How do I evaluate the numerator?

$$<n| \frac{\hat H}{\hbar \omega} - \frac{1}{2}|n>$$
$$= \frac{1}{\hbar \omega} <n|\hat H|n> - \frac{1}{2}<n|n>$$
$$= \frac{1}{\hbar \omega} <n|\hat H|n> - \frac{1}{2}<n|n>$$
$$= \frac{E_n}{\hbar \omega}<n|n> - \frac{1}{2}<n|n>$$
$$= \left (\frac{E_n}{\hbar \omega} - \frac{1}{2} \right) <n|n>$$

Thus,
$$|\alpha|^2 = \left (\frac{E_n}{\hbar \omega} - \frac{1}{2} \right)\frac{ <n|n>}{<n-1|n-1>}$$
$$|\alpha|^2 = n \frac{ <n|n>}{<n-1|n-1>}$$

 

[BruceW]

yep. that is good so far for the numerator. But the denominator is not (n-1)². each of the $|n\rangle$ are states, right? so what (conventionally), is the inner product of the state with itself?

edit: and now, there is a similar question for what is left over in the numerator.

 

[unscientific]

yep. that is good so far for the numerator. But the denominator is not (n-1)². each of the $|n\rangle$ are states, right? so what (conventionally), is the inner product of the state with itself?

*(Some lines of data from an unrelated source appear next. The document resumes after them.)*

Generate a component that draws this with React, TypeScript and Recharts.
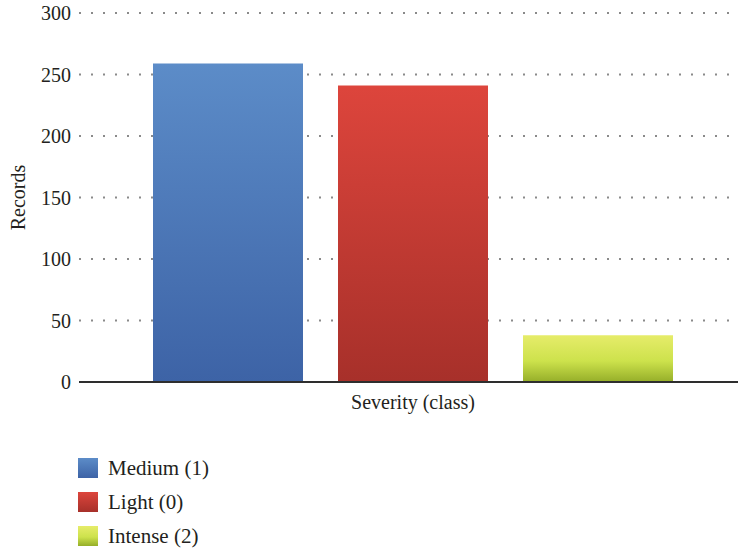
import { BarChart, Bar, XAxis, YAxis, CartesianGrid, Label } from 'recharts'

// Record counts per severity class
const CATEGORIES = ['Severity (class)']
const MEDIUM = [259]
const LIGHT = [241]
const INTENSE = [38]
const Y_TICKS = [0, 50, 100, 150, 200, 250, 300]

const SERIES = [
  { key: 'medium', label: 'Medium (1)', values: MEDIUM, top: '#5c8cc8', bottom: '#3d63a6' },
  { key: 'light', label: 'Light (0)', values: LIGHT, top: '#dd453c', bottom: '#a7302a' },
  { key: 'intense', label: 'Intense (2)', values: INTENSE, top: '#e6ec6a', mid: '#cde24c', bottom: '#95ae29' },
]

const FONT = '"Liberation Serif", "Times New Roman", serif'
const TEXT = '#231f20'

const data = CATEGORIES.map((name, i) => {
  const row: Record<string, string | number> = { name }
  SERIES.forEach((s) => {
    row[s.key] = s.values[i]
  })
  return row
})

export default function App() {
  return (
    <div style={{ position: 'absolute', left: 0, top: 0, width: 738, height: 552, background: '#fff', fontFamily: FONT }}>
      <style>{`.recharts-text { font-family: ${FONT}; }`}</style>
      <BarChart
        width={738}
        height={552}
        data={data}
        margin={{ top: 13, right: 0, bottom: 140, left: 0 }}
        barSize={150}
        barGap={35}
      >
        <defs>
          {SERIES.map((s) => (
            <linearGradient key={s.key} id={`grad-${s.key}`} x1="0" y1="0" x2="0" y2="1">
              <stop offset="0%" stopColor={s.top} />
              {s.mid && <stop offset="55%" stopColor={s.mid} />}
              <stop offset="100%" stopColor={s.bottom} />
            </linearGradient>
          ))}
        </defs>
        <CartesianGrid
          vertical={false}
          stroke="#8a8a8a"
          strokeWidth={2}
          strokeDasharray="2 10"
        />
        <XAxis
          dataKey="name"
          axisLine={{ stroke: '#2e2e2e', strokeWidth: 2 }}
          tickLine={false}
          tickMargin={7}
          padding={{ left: 9, right: 0 }}
          tick={{ fill: TEXT, fontSize: 20 }}
        />
        <YAxis
          width={79}
          domain={[0, 300]}
          ticks={Y_TICKS}
          axisLine={false}
          tickLine={false}
          tick={{ fill: TEXT, fontSize: 20 }}
        >
          <Label
            value="Records"
            angle={-90}
            position="insideLeft"
            offset={18}
            style={{ textAnchor: 'middle', fill: TEXT, fontSize: 20 }}
          />
        </YAxis>
        {SERIES.map((s) => (
          <Bar
            key={s.key}
            dataKey={s.key}
            name={s.label}
            fill={`url(#grad-${s.key})`}
            isAnimationActive={false}
          />
        ))}
      </BarChart>

      {/* legend */}
      <div style={{ position: 'absolute', left: 78, top: 458 }}>
        {SERIES.map((s) => (
          <div key={s.key} style={{ display: 'flex', alignItems: 'center', height: 20, marginBottom: 14 }}>
            <div
              style={{
                width: 20,
                height: 20,
                background: s.mid
                  ? `linear-gradient(${s.top}, ${s.mid} 55%, ${s.bottom})`
                  : `linear-gradient(${s.top}, ${s.bottom})`,
              }}
            />
            <span style={{ marginLeft: 10, fontSize: 21, color: TEXT, lineHeight: '20px' }}>{s.label}</span>
          </div>
        ))}
      </div>
    </div>
  )
}
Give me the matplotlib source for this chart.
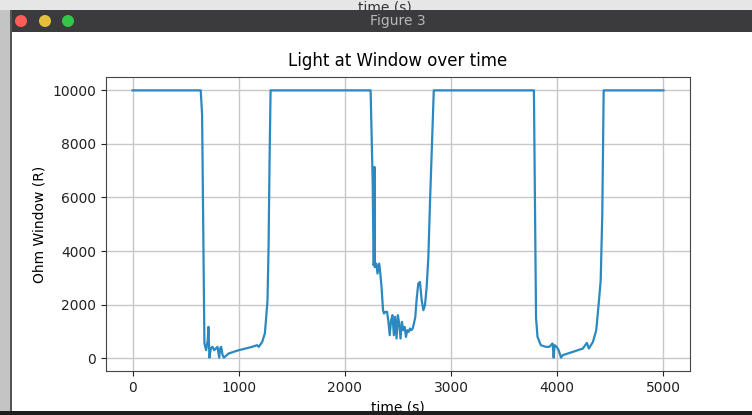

edit: and now, there is a similar question for what is left over in the numerator.

Can I assume they are linearly independent, and have norm = 1?

 

[BruceW]

yeah! I guess it is not obvious really. But I think in these kinds of problems, you can assume that if they give you a set of states, those states will be orthonormal. (unless they say otherwise).